Earning-Based Charities can qualify by meeting both of the following public support tests:

(1)  One-third support test – Under this test, your nonprofit must normally (over a 5-year period) receive more than 1/3rd of its total support from a combination of gifts, grants, contributions, membership fees; and gross receipts from admissions, merchandise sales, services performed, or facilities supplied for activities related to your nonprofit’s exempt function.  Support must be received from permitted sources which includes: section 509(a)(1) organizations, governmental agencies, and individuals who are not substantial contributors, managers, or entities related to them.

(2)  Not-more-than-one-third support test – This test restricts your organization from normally (over a 5-year period) receiving more than 1/3rd of its support, in each tax year, from the sum of: gross investment income & the excess of taxable income from unrelated trades or business acquired after June 30 June 30, 1975, over the tax imposed on that income.

If you have a start-up organization, it will be classified as an “earning-based” or a “donation-based” charity based on the information you provide in Form 1023 (financial projections, current/proposed program activities, organizational structure, and actual/intended method of operation).  If the information provided demonstrates that your nonprofit can reasonably be expected to meet one of the public support tests during its first 5 tax years, then your nonprofit will receive a public charity classification for its first 5 years of operation. However, if your organization has been in existence for 5 years or more, you’ll need to report financial information for the current tax year and the 4 tax years immediately before the current tax year (a total of 5 years) on your application for exemption.  If the information provided meets the public support tests, your organization will be classified as a public charity for the current and the following tax year. 


If you would like a step-by-step “do it yourself” guide to obtaining your organization’s 501 (c)(3) federal tax exemption, visit jdaccountingsolutions.com.  Utilizing my personal experience, this guide simplifies the process of applying for federal tax exemption into 12-steps. This guide provides you with tips, explanations and insight as you’re guided line by line through the tax exemption application.  Also included is a unique “Sneak-A-Peek Edition” that allows you to peek at the documents I submitted to the IRS when applying for my own nonprofit’s tax exempt status.  Plus, as an added bonus you’ll receive links to several free resources to assist you in growing your organization.


  • Solomon
    July 20, 2012


    Is it possible to instruct IRS to withhold/suspend an organization’s 501(c)3 status? If yes, what information is needed and how does one go about it?

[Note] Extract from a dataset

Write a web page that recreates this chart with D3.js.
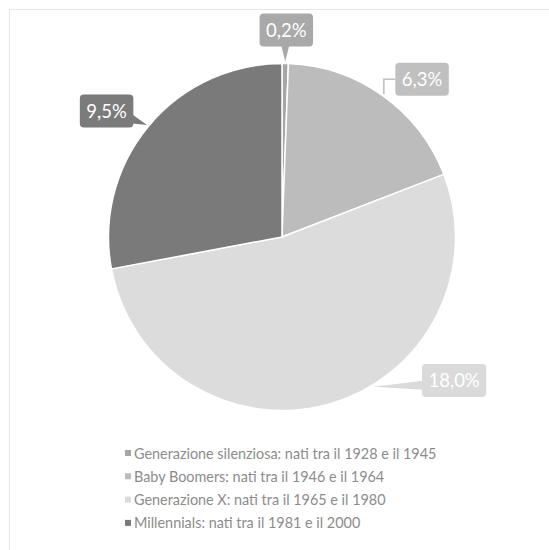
<!DOCTYPE html>
<meta charset="utf-8">
<style>
  body { margin: 0; background: #fff; }
  svg { display: block; font-family: 'Lato', 'Open Sans', sans-serif; }
  .callout text { fill: #fff; font-size: 18.5px; }
  .legend text { fill: #8c8c8c; font-size: 14.4px; }
</style>
<script src="https://d3js.org/d3.v7.min.js"></script>
<div id="chart"></div>
<script>
  // data
  const categories = [
    "Generazione silenziosa: nati tra il 1928 e il 1945",
    "Baby Boomers: nati tra il 1946 e il 1964",
    "Generazione X: nati tra il 1965 e il 1980",
    "Millennials: nati tra il 1981 e il 2000"
  ];
  const values = [0.2, 6.3, 18.0, 9.5];
  const valueLabels = ["0,2%", "6,3%", "18,0%", "9,5%"];

  const sliceColors = ["#a6a6a6", "#bcbcbc", "#dcdcdc", "#7a7a7a"];
  const boxColors   = ["#a9a9a9", "#c0c0c0", "#dadada", "#7b7b7b"];

  // callout placement (polar, degrees clockwise from 12 o'clock)
  const callouts = [
    { angle: 1.2,   r: 207, tip: null,  kind: "pointer" },
    { angle: 41.6,  r: 211, tip: null,  kind: "elbow" },
    { angle: 129.8, r: 224, tip: 148.6, kind: "pointer" },
    { angle: 305.7, r: 216, tip: null,  kind: "pointer" }
  ];

  const W = 549, H = 550;
  const cx = 282, cy = 237, radius = 173.5;

  const svg = d3.select("#chart").append("svg")
    .attr("width", W).attr("height", H);

  // faint frame like the pasted chart area
  svg.append("rect")
    .attr("x", 9.5).attr("y", 9.5)
    .attr("width", W).attr("height", H)
    .attr("fill", "none").attr("stroke", "#e6e6e6");

  const pie = d3.pie().sort(null).value(d => d);
  const arcs = pie(values);
  const arc = d3.arc().innerRadius(0).outerRadius(radius);

  const g = svg.append("g").attr("transform", `translate(${cx},${cy})`);

  g.selectAll("path.slice")
    .data(arcs)
    .enter()
    .append("path")
      .attr("class", "slice")
      .attr("d", arc)
      .attr("fill", (d, i) => sliceColors[i])
      .attr("stroke", "#fff")
      .attr("stroke-width", 1.5)
      .attr("stroke-linejoin", "round");

  const rad = deg => deg * Math.PI / 180;
  const polar = (a, r) => [r * Math.sin(a), -r * Math.cos(a)];

  // data callouts
  const co = g.append("g").attr("class", "callout");
  arcs.forEach(function(d, i) {
    const c = callouts[i];
    const [bx, by] = polar(rad(c.angle), c.r);
    const tipA = c.tip == null ? (d.startAngle + d.endAngle) / 2 : rad(c.tip);
    const [tx, ty] = polar(tipA, radius + 2);

    const label = co.append("text")
      .attr("x", bx).attr("y", by)
      .attr("text-anchor", "middle")
      .attr("dominant-baseline", "central")
      .text(valueLabels[i]);
    const tw = label.node().getComputedTextLength();
    const bw = tw + 13, bh = 33;
    const x0 = bx - bw / 2, y0 = by - bh / 2, x1 = x0 + bw, y1 = y0 + bh;

    const box = co.insert("g", "text");
    if (c.kind === "elbow") {
      box.append("path")
        .attr("d", `M${x0},${by} H${tx} V${ty}`)
        .attr("fill", "none")
        .attr("stroke", boxColors[i])
        .attr("stroke-width", 1.6);
    } else {
      let tri;
      if (ty > y1) {
        const mx = Math.max(x0 + 6, Math.min(x1 - 12, tx - 4));
        tri = [[mx, y1 - 1], [mx + 8, y1 - 1], [tx, ty]];
      } else if (tx > x1) {
        const my = Math.max(y0 + 4, Math.min(y1 - 4, ty)) - 9;
        tri = [[x1 - 1, my], [x1 - 1, my + 9], [tx, ty]];
      } else {
        const my = Math.max(y0 + 4, Math.min(y1 - 14, ty - 6));
        tri = [[x0 + 1, my], [x0 + 1, my + 9], [tx, ty]];
      }
      box.append("path")
        .attr("d", d3.line()(tri) + "Z")
        .attr("fill", boxColors[i]);
    }
    box.append("rect")
      .attr("x", x0).attr("y", y0)
      .attr("width", bw).attr("height", bh)
      .attr("rx", 4)
      .attr("fill", boxColors[i]);
  });

  // legend
  const legend = svg.append("g").attr("class", "legend")
    .attr("transform", "translate(125,453)");
  const rows = legend.selectAll("g")
    .data(categories)
    .enter()
    .append("g")
      .attr("transform", (d, i) => `translate(0,${i * 23.3})`);
  rows.append("rect")
    .attr("x", 0).attr("y", -3)
    .attr("width", 6).attr("height", 6)
    .attr("fill", (d, i) => sliceColors[i]);
  rows.append("text")
    .attr("x", 9).attr("y", 0)
    .attr("dominant-baseline", "central")
    .text(d => d);
</script>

    • JD Accounting Solutions
      July 20, 2012


      I’ll assume, based on your question, that you suspect an organization is engaged in activities that should provoke the revocation of their 501c3 status. If this is the case, you can try reporting any suspicious activities to the local district attorney, your State’s attorney general and the IRS. If your suspicions prompt an investigation, then the outcome of the investigation will determine whether the IRS will revoke the organization’s 501c3 status. Also, depending on the severity, it may be wise to seek legal guidance. Hope this helps.